Readers of the Guardian or the Independent or Anti-Globalisation Demonstrators will find Sutherland's book well worth reading as it does a first class job of stretching the political options within the Established Orthodoxy…an important step when an orthodoxy reaches the end of its appointed course.
Stretching the Consensus Paradigm is crucial if our English Politics are to progress in the 21st Century by Evolution. Revolutions may be unavoidable on occasions…and a Second English Civil War remains a possibility…but revolutions are best avoided because innocent people get hurt. Besides if History teaches us anything it is that no one ever knows where revolutions end up. They always take on a life of their own...with many unanticipated side-effects...most of them nasty.

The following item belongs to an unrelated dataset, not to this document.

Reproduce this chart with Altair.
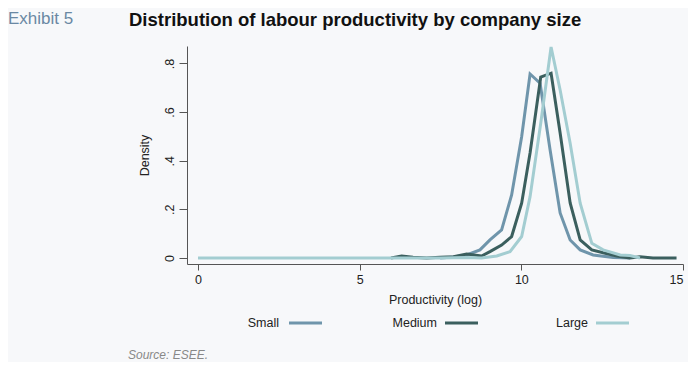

I think there is a need for a reality check -- the problem being that our Lords Spiritual and Temporal are now viewed as part of the heritage industry and therefore no longer a legitimate part of our constitutional arrangements. The reason that I have put the reform of the Commons central to my model is because the democratic meme now trumps every argument.
Fortunately everyone now accepts that our voting arrangements no longer deliver democracy in any meaningful way; however random selection is widely seen as both fair and representative (in the statistical sense). Seeing as such a form of representation would not provide either stability or expertise, the revival of the other estates would be necessary to fill these functional gaps.
The point I'm trying to make is that you need to start with principles that are viewed as legitimate. An alliance between the Archbishop of Canterbury and the future King would be seen as a palace coup.
This argument is fleshed out in my letter in the current issue of Prospect, reproduced below:
www.prospect-magazine.co.uk/article_details.php?id=8154
Paul Skidmore (December) is right to criticise the feeble recommendations of the Power report, but his own "1 per cent solution" takes one's breath away. You would need to go back long before 1832 to find a narrower elite. As Skidmore's critics rightly point out, his "small core of committed people" will most likely involve the usual suspects.
As Prospect has previously highlighted, a more democratic approach would be to build on US experiments in deliberative democracy, where citizens' juries are appointed by random lot to vote on issues after hearing the competing arguments of informed advocates. Patricia Hewitt has used citizens' juries as an aid to decision-making in health matters and Harriet Harman has suggested they might be valuable in foreign affairs.
But why not go the whole hog and get rid of the rusty Victorian ballot box? My book, The Party's Over: Manifesto for a Very English Revolution, shows how an executive appointed on merit could be held to account by a randomly selected legislature, which would be statistically representative of the whole population.